Alors quand on voit ce CAMBADELIS dire « la
gauche se sera sans moi » tant mieux mais pour MELENCHON cela devrait être
aussi sans lui et d’autres de même acabit !
Un grand coup de balai s’impose chez nos
politiciens trop connus de tous bords !
Car un petit opportuniste malin E.MACRON
vient de leur mettre 2 quinquennats jusqu’en 2027 dans la vue en leur faisant
croire qu’il n’était ni de gauche ni de droite avec un parti fantôme de godillots
novices triés sur le volet inféodés à sa botte avec trop de pouvoir donné par
eux Français sans s’en apercevoir par cette V eme république monarchique en
espérant qu’elle ne devienne pas pire que dans d’autres pays connus revanchards !

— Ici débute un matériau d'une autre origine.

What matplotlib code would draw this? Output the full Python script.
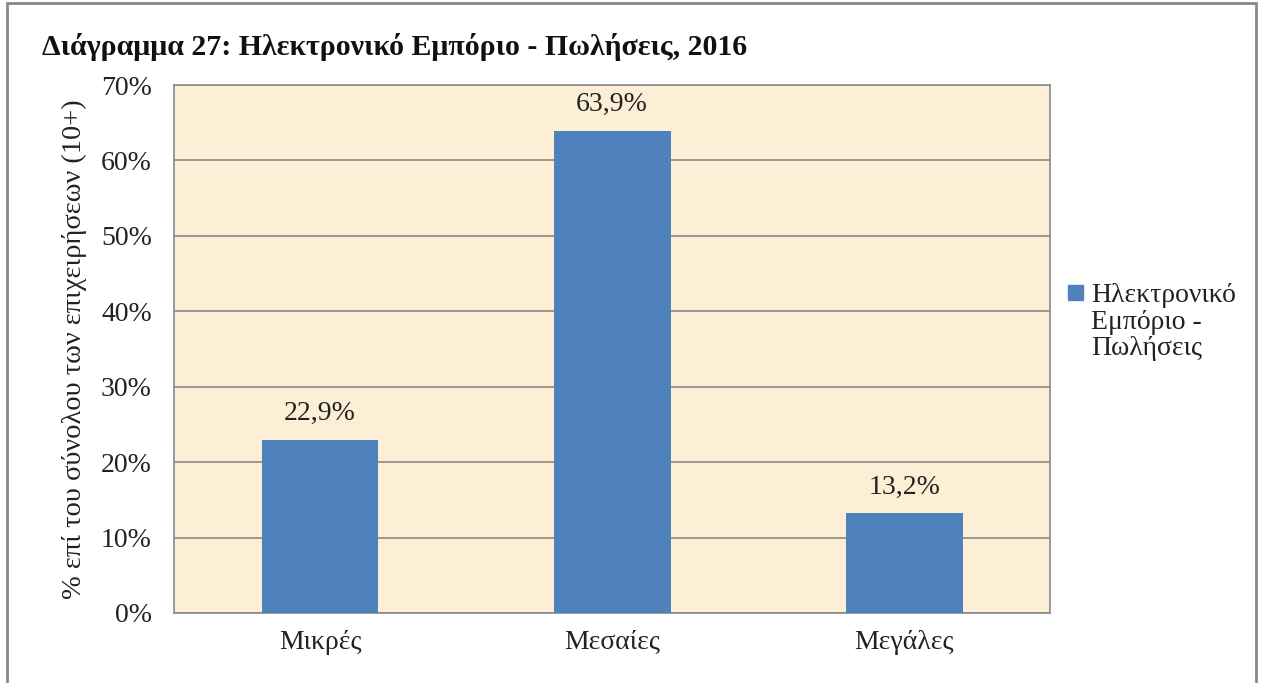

Les Français après ce 1er tour
calamiteux n’ont toujours pas compris en votant au 2eme tour qu’élire cette extrémiste
de droite M.LE PEN récidiviste logiquement n’aurait pas été élue car les extrémistes
de tous bords effraie les français lambda qui ont peur du lendemain mais n’ont
mais pas été capable d’élire la droite classique pourtant une femme LR plus capable
que la candidate RN sans vouloir la vexer !
Si les Français en bavent dans les 5 ans
à venir c’est qu’ils se seront donnés des bâtons pour se faire battre ,
car il ont ouvert facilement une grande porte à E.MACRON et son choix de 1er
ministre n’a aucune importance sera à la botte du pseudo monarque !
Pour les législatives ils voteront
encore mal car en plus là ils n’y comprennent rien et beaucoup s’abstiendront !?